The family and crew from our boat sat on the floor to eat. The mother and baby sat on the floor a little bit away from the group. She fed the baby then ate herself. When we gave them the gifts we brought from home they were presented in a ceremonial manner. We lined up opposite the family and each of us took turns walking up to them. We told them where we were from and gave them the gift. Freddy translated. Then we climbed the hill to their village gift shop.

Entertaining the Troops

Our late afternoon lesson on board the Aquamarina was learning how to cook a native dish called juane. It’s eaten during June celebrations. Chef Edwin provided the ingredients and we took turns assembling it. Two marantha leaves were held in the hand. Cooked rice was mixed with raw egg and piled on the leaves. Cooked chicken that had been marinated in garlic, bay leaf, turmeric, and ginger was added. To that was added olives, a hard-boiled egg, and more rice. It was wrapped in a bundle like a beggars pouch you see in Chinese restaurants and tied with string made from balsa wood. It was then boiled for a half hour and was part of our dinner. It was blander than I thought it would be. Since we seem to have run out of Coke Light on the boat I tried Inca Kola Light. It’s the national drink and tastes like cotton candy.

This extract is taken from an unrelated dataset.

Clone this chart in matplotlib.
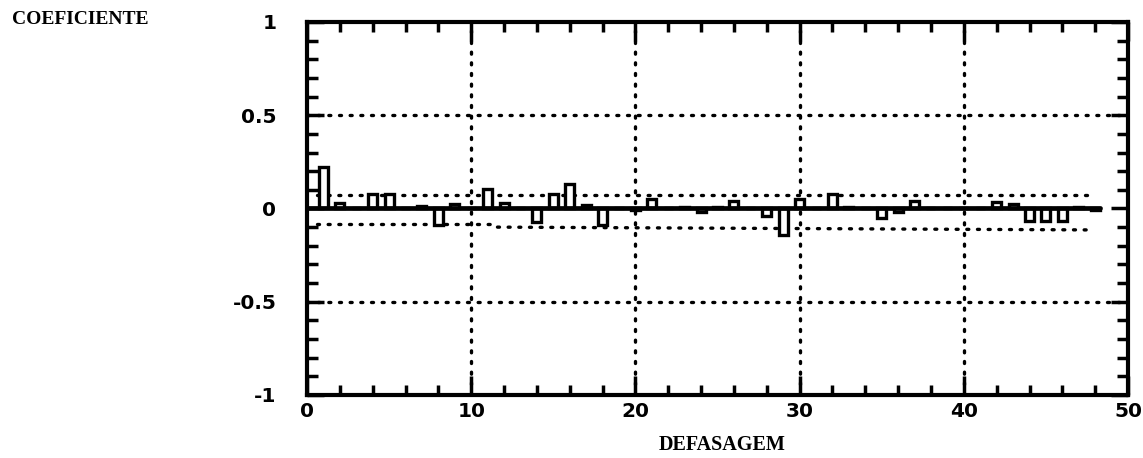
import matplotlib
matplotlib.use("Agg")
import matplotlib.pyplot as plt
import numpy as np

# ---- data ----
lags = list(range(1, 49))
acf = [0.22, 0.03, 0.00, 0.08, 0.08, 0.00, 0.015, -0.09, 0.025, 0.00,
       0.105, 0.03, 0.00, -0.07, 0.08, 0.13, 0.02, -0.09, 0.00, -0.01,
       0.05, 0.00, 0.01, -0.02, 0.01, 0.04, 0.00, -0.04, -0.14, 0.05,
       0.00, 0.08, 0.01, 0.00, -0.05, -0.02, 0.04, 0.00, 0.00, 0.00,
       0.00, 0.035, 0.025, -0.065, -0.065, -0.065, 0.01, -0.01]
upper_band_x = [0.6, 47.8]
upper_band_y = [0.07, 0.07]
lower_band1_x = [0.6, 11.3]
lower_band1_y = [-0.085, -0.085]
lower_band2_x = [11.6, 47.8]
lower_band2_y = [-0.10, -0.115]
xticklabels = ["0", "10", "20", "30", "40", "50"]
yticklabels = ["-1", "-0.5", "0", "0.5", "1"]

fig = plt.figure(figsize=(11.43, 4.58), dpi=100)
ax = fig.add_axes([0.2686, 0.1376, 0.9869 - 0.2686, 0.952 - 0.1376])
ax.set_xlim(0, 50)
ax.set_ylim(-1, 1)

dot = dict(color="black", linestyle=(0, (0.6, 2.6)), linewidth=2.4,
           dash_capstyle="round")
# grid
for gx in [10, 20, 30, 40]:
    ax.plot([gx, gx], [-1, 1], zorder=1, **dot)
for gy in [0.5, -0.5]:
    ax.plot([0, 50], [gy, gy], zorder=1, **dot)
# confidence bands
ax.plot(upper_band_x, upper_band_y, zorder=1, **dot)
ax.plot(lower_band1_x, lower_band1_y, zorder=1, **dot)
ax.plot(lower_band2_x, lower_band2_y, zorder=1, **dot)

# bars
ax.bar(lags, acf, width=0.55, color="white", edgecolor="black",
       linewidth=2.4, zorder=3)
# zero line
ax.plot([0, 48.3], [0, 0], color="black", linewidth=3.4,
        solid_capstyle="round", zorder=4)

for s in ax.spines.values():
    s.set_linewidth(3.0)

ax.set_xticks([0, 10, 20, 30, 40, 50])
ax.set_xticklabels(xticklabels)
ax.set_xticks(np.arange(0, 51, 2), minor=True)
ax.set_yticks([-1, -0.5, 0, 0.5, 1])
ax.set_yticklabels(yticklabels)
ax.set_yticks(np.arange(-1, 1.01, 0.1), minor=True)

ax.tick_params(axis="both", which="both", direction="in", top=True,
               right=True, width=2.5)
ax.tick_params(axis="x", which="major", length=14, pad=5)
ax.tick_params(axis="x", which="minor", length=7)
ax.tick_params(axis="y", which="major", length=12, pad=22)
ax.tick_params(axis="y", which="minor", length=8)
for lab in ax.get_xticklabels() + ax.get_yticklabels():
    lab.set_fontfamily("DejaVu Sans")
    lab.set_fontweight("heavy")
    lab.set_fontsize(14.5)

fig.text(0.0105, 0.958, "COEFICIENTE", family="Liberation Serif",
         weight="bold", fontsize=14, ha="left", va="center")
fig.text(0.632, 0.028, "DEFASAGEM", family="Liberation Serif",
         weight="bold", fontsize=14.5, ha="center", va="center")

fig.savefig("out.png", dpi=100)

What do you do with the kids when you have down time? You show a video. We watched the National Geographic film called Land of the Flooded Forest. Since that’s what we’re seeing it was perfect. We’d tied up to a tree for the night and it was eerie to look out the window and see what was on the TV. At the end of the video the sun was setting on film as well as outside our picture windows. To make us feel more at home they passed around popcorn. It really was a nice touch.

When the continents split apart and South American drifted southwest seawater was trapped inland. That accounts for the dolphin and stingrays that got stuck here and had to adapt. The Amazon was a huge inland sea until the Andes rose forcing it to flow to the Atlantic and Pacific. During rainy season the water can reach up to thirty miles inland. I didn’t know that sloths were proficient swimmers. It looks like they’re doing underwater tai chi. Flooding allows them to move around more than they can above ground. Eric spotted a pod of dolphin cavorting off the stern so we paused the video about the Amazon to actually watch what was going on in the real Amazon.

There was a fried manioc appetizer with mayo/mustard dip before dinner. Yum! The Mute Band transformed itself into the Freshwater Dolphin Band and provided another joyous hour of entertainment. OAT hired the group of men as a band to play once a week on their cruises and then trained them as crew so that they were available every night. It was a good decision. They’re all very personable, good musicians, and good at their shipboard jobs. One man in particular is multi-talented. At one point during the evening he was holding a rondador under his arm and playing it while strumming a ukulele. They were going to teach us the Macarena but we knew it with a new twist for them. They don’t change direction during the dance. We taught them how to hop and turn. We didn’t realize it but we’d attracted an audience from a nearby village. The tree to which our boat was tied was loaded with kids watching our show.

Perhaps there’s such a thing as over-scheduling. There’s little down time to just sit and watch the world go by. We get about two hour siestas in the afternoon but little other time to loaf. Lots of the excursions are the same-old-same-old. There’s little to see here in any season except for birds, monkeys, and sloths. I thought it was because it was the rainy season but Eric said that the land animals aren’t easily visible at any time. On the skiff trip tonight we caught quick glimpses of night birds and one baby boa. I felt sorry for it. Freddy tried to grab it to help us see it better and it slithered away. I’m surprised they’re even permitted to interfere with the animals. We traveled at high speed in the skiff without running lights. I was sure we’d hit a log.
The best part of the trip was that we could see lots of stars. There’s nothing like jungle darkness. Well, maybe desert dark.

Tomorrow we have an early wake-up to see what? More birds.